Data excerpt =>
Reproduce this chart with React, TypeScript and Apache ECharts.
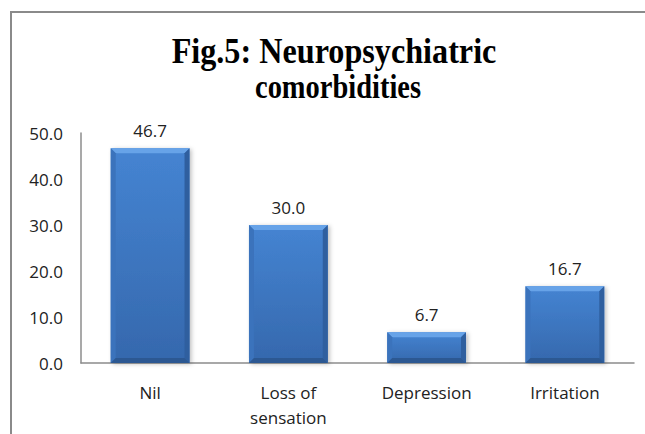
import React, { useEffect, useRef } from "react";
import * as echarts from "echarts";

const categories = ["Nil", "Loss of\nsensation", "Depression", "Irritation"];
const values = [46.7, 30.0, 6.7, 16.7];
const yTicks = { min: 0, max: 50, interval: 10 };
const titleLines = ["Fig.5: Neuropsychiatric", "comorbidities"];

export default function App() {
  const ref = useRef<HTMLDivElement>(null);
  useEffect(() => {
    const chart = echarts.init(ref.current!, null, { renderer: "svg" });
    const barRatio = 0.57;
    chart.setOption({
      animation: false,
      backgroundColor: "#ffffff",
      graphic: [
        { type: "line", shape: { x1: 10, y1: 12, x2: 645, y2: 12 }, style: { stroke: "#8a8a8a", lineWidth: 2 } },
        { type: "line", shape: { x1: 11, y1: 11, x2: 11, y2: 434 }, style: { stroke: "#8a8a8a", lineWidth: 2 } },
        {
          type: "text",
          x: 334,
          y: 51,
          scaleX: 0.92,
          style: {
            text: titleLines[0],
            font: 'bold 35px "Liberation Serif"',
            fill: "#000000",
            textAlign: "center",
            textVerticalAlign: "middle",
          },
        },
        {
          type: "text",
          x: 338,
          y: 87,
          scaleX: 0.85,
          style: {
            text: titleLines[1],
            font: 'bold 33.5px "Liberation Serif"',
            fill: "#000000",
            textAlign: "center",
            textVerticalAlign: "middle",
          },
        },
      ],
      grid: { left: 81, right: 11, top: 133, bottom: 71, containLabel: false },
      xAxis: {
        type: "category",
        data: categories,
        axisLine: { show: true, lineStyle: { color: "#8c8c8c", width: 1.5 } },
        axisTick: { show: false },
        axisLabel: {
          margin: 17,
          fontFamily: "Open Sans",
          fontSize: 17,
          lineHeight: 25,
          color: "#222222",
          verticalAlign: "top",
        },
      },
      yAxis: {
        type: "value",
        min: yTicks.min,
        max: yTicks.max,
        interval: yTicks.interval,
        splitLine: { show: false },
        axisLine: { show: true, lineStyle: { color: "#8c8c8c", width: 1.5 } },
        axisTick: { show: false },
        axisLabel: {
          margin: 18,
          fontFamily: "Open Sans",
          fontSize: 17,
          color: "#222222",
          formatter: (v: number) => v.toFixed(1),
        },
      },
      series: [
        {
          type: "bar",
          data: values,
          barWidth: barRatio * 100 + "%",
          itemStyle: {
            color: new echarts.graphic.LinearGradient(0, 0, 0, 1, [
              { offset: 0, color: "#4584d2" },
              { offset: 1, color: "#3568ad" },
            ]),
            shadowColor: "rgba(0,0,0,0.25)",
            shadowBlur: 4,
            shadowOffsetX: 2,
            shadowOffsetY: 1,
          },
          label: {
            show: true,
            position: "top",
            distance: 9,
            fontFamily: "Open Sans",
            fontSize: 17,
            color: "#222222",
            formatter: (p: any) => Number(p.value).toFixed(1),
          },
          z: 2,
        },
        {
          type: "custom",
          data: values.map((v, i) => [i, v]),
          z: 3,
          silent: true,
          renderItem: (params: any, api: any) => {
            const idx = api.value(0);
            const val = api.value(1);
            const top = api.coord([idx, val]);
            const base = api.coord([idx, 0]);
            const w = api.size([1, 0])[0] * barRatio;
            const x0 = top[0] - w / 2;
            const x1 = x0 + w;
            const yt = top[1];
            const yb = base[1];
            const b = Math.min(5, (yb - yt) / 2);
            return {
              type: "group",
              children: [
                {
                  type: "polygon",
                  shape: { points: [[x0, yt], [x1, yt], [x1 - b, yt + b], [x0 + b, yt + b]] },
                  style: { fill: "#67a3e8" },
                },
                {
                  type: "polygon",
                  shape: { points: [[x0, yt], [x0 + b, yt + b], [x0 + b, yb - b], [x0, yb]] },
                  style: { fill: "#3b73bc" },
                },
                {
                  type: "polygon",
                  shape: { points: [[x1, yt], [x1 - b, yt + b], [x1 - b, yb - b], [x1, yb]] },
                  style: { fill: "#2f5f9f" },
                },
                {
                  type: "polygon",
                  shape: { points: [[x0, yb], [x0 + b, yb - b], [x1 - b, yb - b], [x1, yb]] },
                  style: { fill: "#2c5892" },
                },
              ],
            };
          },
        },
      ],
    });
    return () => chart.dispose();
  }, []);
  return (
    <div
      ref={ref}
      style={{ position: "fixed", left: 0, top: 0, width: 645, height: 434 }}
    />
  );
}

Requirement =>
Leave the pictures out and reproduce exactly the lines from the top of the listing above through the line with "import * as".

Reply to the task =>
Reproduce this chart with React, TypeScript and Apache ECharts.
import React, { useEffect, useRef } from "react";
import * as echarts from "echarts";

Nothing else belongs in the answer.